The fact that he speaks Spanish also wouldn’t hurt. The native of San Juan managed the Puerto Rico team at the 2017 World Baseball Classic. He also has some front office experience previously having worked as a special assistant to Yankees general manager Brian Cashman.

For obvious competitive reasons, Atkins was reluctant to comment on specific candidates the team has contacted. In a phone interview Sunday afternoon, however, he said he was impressed with how the search process is unfolding.

“We are confident we are going to end up with a leader we are excited about,” Atkins said.

Wherever Espada lands, Hinch believes the team that employs him will be getting someone major league ready, much as the Red Sox found with Cora, who led the team to a 108-win season.

Without naming teams, Hinch confirmed that Espada has already spoken with multiple organization of which the Jays are believed to be one. There are currently six teams with managerial vacancies.

“I’m not surprised (of the interest in Espada),” Hinch said. “All he needs is an opportunity. There are so many qualified people around the game that get more exposure because of the different teams they are on and different situations.

“He’s detailed and he’s tremendous with infield positioning. He’s going to be a really good manager.”

Once the decision was made to part ways with Gibbons, the Jays outlined a game plan for the next manager. The initial plan was to start with a field of 10 or more candidates with phone interviews and narrowing that down to five or so for in-person sessions. 

Atkins acknowledged that circumstances – such as a candidate in hot command – could expedite the process. Others believed to be on the list include Canadian Stubby Clapp – who has earned rave reviews in the St. Louis Cardinals organization and Cleveland third-base coach Sandy Alomar Jr.

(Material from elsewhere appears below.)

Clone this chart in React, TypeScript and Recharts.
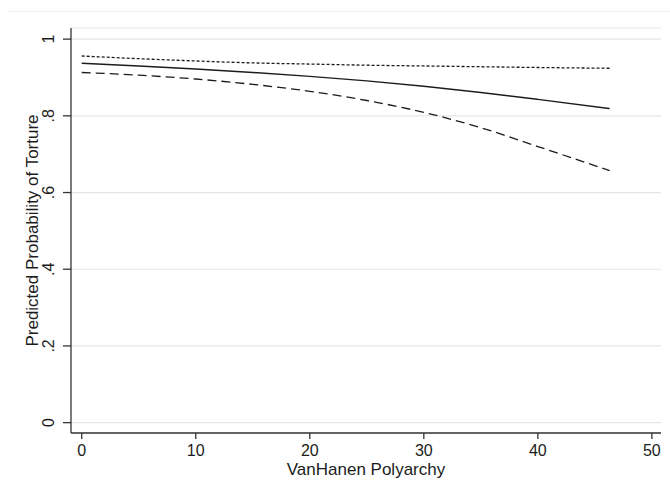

As it relates to the process involving Espada, the Astros have certainly been through this dance recently. During last year’s playoffs, Cora had a number of interviews with other teams before the Red Sox announced him as their new manager just prior to the opening game of the World Series.

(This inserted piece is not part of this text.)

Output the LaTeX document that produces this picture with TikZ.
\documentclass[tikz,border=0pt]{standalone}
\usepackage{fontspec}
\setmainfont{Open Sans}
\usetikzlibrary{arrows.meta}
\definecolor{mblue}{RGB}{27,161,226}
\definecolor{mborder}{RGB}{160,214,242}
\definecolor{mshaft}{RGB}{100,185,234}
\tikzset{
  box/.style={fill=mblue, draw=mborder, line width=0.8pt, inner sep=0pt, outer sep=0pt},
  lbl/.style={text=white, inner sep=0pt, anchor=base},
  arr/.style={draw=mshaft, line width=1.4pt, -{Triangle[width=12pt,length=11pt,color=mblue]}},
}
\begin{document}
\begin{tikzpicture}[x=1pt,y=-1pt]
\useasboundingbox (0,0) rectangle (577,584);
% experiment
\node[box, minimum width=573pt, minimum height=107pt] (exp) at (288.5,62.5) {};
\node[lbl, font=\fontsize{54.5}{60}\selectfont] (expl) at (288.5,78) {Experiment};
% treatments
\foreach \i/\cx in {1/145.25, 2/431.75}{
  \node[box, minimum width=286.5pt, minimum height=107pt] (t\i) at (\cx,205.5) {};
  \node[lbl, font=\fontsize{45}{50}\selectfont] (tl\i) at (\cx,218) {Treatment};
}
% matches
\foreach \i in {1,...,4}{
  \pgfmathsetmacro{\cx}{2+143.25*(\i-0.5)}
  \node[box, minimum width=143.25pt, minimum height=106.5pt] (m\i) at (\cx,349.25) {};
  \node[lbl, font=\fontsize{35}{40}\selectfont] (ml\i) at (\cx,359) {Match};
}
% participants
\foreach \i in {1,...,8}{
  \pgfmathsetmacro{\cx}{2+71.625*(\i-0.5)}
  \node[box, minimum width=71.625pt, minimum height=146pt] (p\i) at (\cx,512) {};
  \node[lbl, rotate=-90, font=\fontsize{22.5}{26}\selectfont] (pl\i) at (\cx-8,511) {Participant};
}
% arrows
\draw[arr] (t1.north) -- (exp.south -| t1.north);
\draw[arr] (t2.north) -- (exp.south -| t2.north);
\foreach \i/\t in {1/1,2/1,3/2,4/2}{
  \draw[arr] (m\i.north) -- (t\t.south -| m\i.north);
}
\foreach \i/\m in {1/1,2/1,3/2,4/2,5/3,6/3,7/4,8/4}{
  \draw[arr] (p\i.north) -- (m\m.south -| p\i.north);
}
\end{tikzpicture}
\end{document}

Hinch and the Astros expect more of the same over the next couple of weeks as the courting of Espada continues from the Blue Jays and others.


Hinch revealed a little more about the falling out with one-time closer Ken Giles, who was dealt to the Jays at the trade deadline for Roberto Osuna.

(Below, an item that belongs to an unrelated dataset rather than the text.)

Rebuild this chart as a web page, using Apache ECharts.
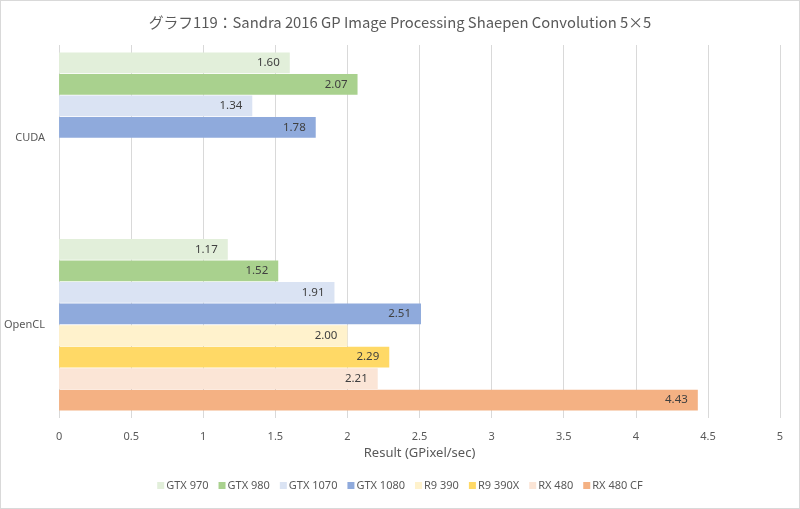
<!DOCTYPE html>
<html><head><meta charset="utf-8">
<script src="https://cdn.jsdelivr.net/npm/echarts@6/dist/echarts.min.js"></script>
<style>
html,body{margin:0;padding:0;background:#fff;}
#c{width:798px;height:507px;border:1px solid #d9d9d9;}
</style></head>
<body><div id="c"></div>
<script>
const categories = ['CUDA', 'OpenCL'];
const seriesNames = ['GTX 970','GTX 980','GTX 1070','GTX 1080','R9 390','R9 390X','RX 480','RX 480 CF'];
const gtx970 = [1.60, 1.17];
const gtx980 = [2.07, 1.52];
const gtx1070 = [1.34, 1.91];
const gtx1080 = [1.78, 2.51];
const r9390 = [null, 2.00];
const r9390x = [null, 2.29];
const rx480 = [null, 2.21];
const rx480cf = [null, 4.43];
const xTicks = [0, 0.5, 1, 1.5, 2, 2.5, 3, 3.5, 4, 4.5, 5];
const colors = ['#E2EFDA','#A9D18E','#DAE3F3','#8FAADC','#FFF2CC','#FFD966','#FBE5D6','#F4B183'];
const allData = [gtx970, gtx980, gtx1070, gtx1080, r9390, r9390x, rx480, rx480cf];

const chart = echarts.init(document.getElementById('c'));
const font = "'Noto Sans', 'Noto Sans CJK JP', sans-serif";
chart.setOption({
  animation: false,
  textStyle: {fontFamily: font},
  title: {
    text: 'グラフ119：Sandra 2016 GP Image Processing Shaepen Convolution 5×5',
    left: 'center', top: 9,
    textStyle: {fontSize: 14.8, fontWeight: 'normal', color: '#595959', fontFamily: "'Noto Sans CJK JP', sans-serif"}
  },
  legend: {
    bottom: 12, left: 'center', itemWidth: 7, itemHeight: 7, itemGap: 10,
    icon: 'rect',
    textStyle: {fontSize: 11, color: '#595959', padding: [0,0,0,-3]},
    data: seriesNames
  },
  grid: {left: 57, right: 19, top: 44, bottom: 90, containLabel: false},
  xAxis: {
    type: 'value', min: 0, max: 5, interval: 0.5,
    name: 'Result (GPixel/sec)', nameLocation: 'middle', nameGap: 27,
    nameTextStyle: {fontSize: 13, color: '#595959'},
    axisLine: {show: false}, axisTick: {show: false},
    axisLabel: {color: '#595959', fontSize: 11, margin: 13,
      formatter: v => { const t = xTicks.find(x => Math.abs(x - v) < 1e-9); return t === undefined ? '' : String(t); }},
    splitLine: {lineStyle: {color: '#d9d9d9'}}
  },
  yAxis: {
    type: 'category', data: categories, inverse: true,
    axisLine: {show: false}, axisTick: {show: false},
    axisLabel: {color: '#595959', fontSize: 11, margin: 14}
  },
  series: seriesNames.map((n, i) => ({
    name: n, type: 'bar', data: allData[i],
    barGap: '4%', barCategoryGap: '8%',
    itemStyle: {color: colors[i]},
    label: {show: true, position: 'insideRight', color: '#404040', fontSize: 11.5,
      formatter: p => p.value == null ? '' : p.value.toFixed(2), distance: 10}
  }))
});
</script></body></html>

Essentially with the variety of high-end talent in his bullpen, Hinch wants some of those arms to be versatile to handle assignments beyond strictly save situations and work multiple innings when needed.

“It was nothing against Kenny, Ken served as very well,” Hinch said, before suggesting otherwise. “He had some ups and downs. In a lot of ways what we tried to do with him is what a lot of managers are doing with relievers, what they call the Andrew Miller role nowadays … and it just didn’t work.

“It opened up opportunities for us to add really good relievers to balance things out a little bit.”


It’s generally understood that players and managers have a longer leash in the playoffs of any sport before getting tossed.

But when Cora rather vociferously disputed a controversial called strike on Andrew Benintendi that ended the fifth inning on Saturday, the rookie Red Sox manager was sent to his office in the Boston clubhouse.

“You can’t argue balls and strikes and I did,” Cora said somewhat sheepishly. “It’s kind of embarrassing that it happens in the playoffs. That wasn’t cool watching the game in the clubhouse.

“I’ve got a job to do and that’s manage the team in the dugout. But sometimes you gotta do what you gotta do you and you’ve got to defend you players. If you feel I overreacted so be it. But from my end I didn’t feel I did.”